Des situations telles que celle-ci laissent voir que les procureurs devraient être cohérents. Ils devraient conclure que si les policiers mentent et répriment, on ne peut pas utiliser ces mensonges pour imputer et fonder sur eux des mises en accusation contre les personnes qui sont détenues. Ils devraient aussi rehausser les standards normatifs pour établir les faits lorsque la prison préventive est décrétée.

Deuxièmement, les personnes poursuivies doivent être traitées avec plus de clémence. Dans cet ordre de choses, nous sommes préoccupés par le grand nombre de peines de prison préventive imposées aux manifestants. Il est inquiétant que des personnes soient placées en détention préventive pour avoir troublé l’ordre public, tandis que d’autres personnes, des fonctionnaires qui répriment ces troubles et blessent gravement des manifestants, se voient imposer des mesures de précaution moins intenses. Il s’agit d’un problème de deux poids, deux mesures difficile à expliquer.

C’est aussi un problème de double standard, et nous le disons de manière responsable, le fait qu’à certaines occasions tous les accusés se retrouvent avec des mesures punitives mineures et à d’autres, en détention provisoire. Cela indique qu’il y a des procureurs plus durs que d’autres dans le traitement de ces faits, influencés peut-être par des préjugés politiques, et qu’il y a aussi des juges en garantie plus sévères que d’autres. Apparemment, ce qu’il faudrait c’est la désignation de procureurs dont la tâche première serait le traitement de ces cas, de manière à garantir l’application de critères similaires et ainsi assurer l’égalité des imputés devant la loi. Parce qu’il n’y a pas d’égalité devant la loi si le détenu dépend du procureur ou du juge en garantie qui était « de garde » au moment de son arrestation. Il faut considérer, par exemple, qu’à Copiapó il y a plus d’une centaine de personnes emprisonnées pour des actes de contestation sociale. Il s’agit de la prison qui compte le plus grand nombre de détenus par rapport à la population de la ville dans laquelle elle est située. Ceci selon les données de la Gendarmerie elle-même.

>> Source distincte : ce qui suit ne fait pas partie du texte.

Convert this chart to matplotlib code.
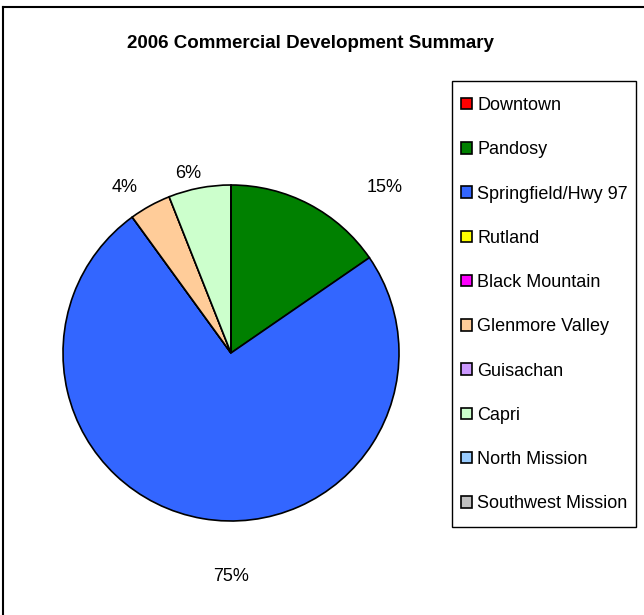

Nous craignons que l’imputation de délits gravés ne soit utilisée pour dissimuler les graves abus subis par les détenus. Beaucoup de détenus, après avoir été sévèrement battus et torturés, sont ensuite inculpés de délits aggravés afin de dissimuler le crime de violations des droits de la personne et, dans certains cas, les détenus sont poursuivis en justice par la Loi sur la sécurité de l’État, ce qui par définition est un crime politique.

En ce sens, nous considérons qu’il est nécessaire de tenir une discussion sur ce qu’implique la prison politique, le traitement qui lui est réservé et le contexte social dans lequel elle se produit. Le pouvoir judiciaire doit assurer la continuité d’une ligne cohérente et mettre en accusation les policiers avec un traitement approprié et établi par la loi. Les manifestants qui ont été arrêtés, la plupart d’entre eux à notre avis, doivent être libérés parce qu’ils ont exercé le droit de manifester. Et pour ceux ayant commis des délits mineurs, on doit considérer les circonstances particulières, c’est-à-dire que ce sont des délits avec motivation politique. Des crimes politiques qui doivent être traités en tant que tels.

Équipe juridique
CODEPU


(1) Au Chili, le juge en garantie a comme rôle d’assurer les droits des personnes accusées et des autres intervenants dans le processus pénal.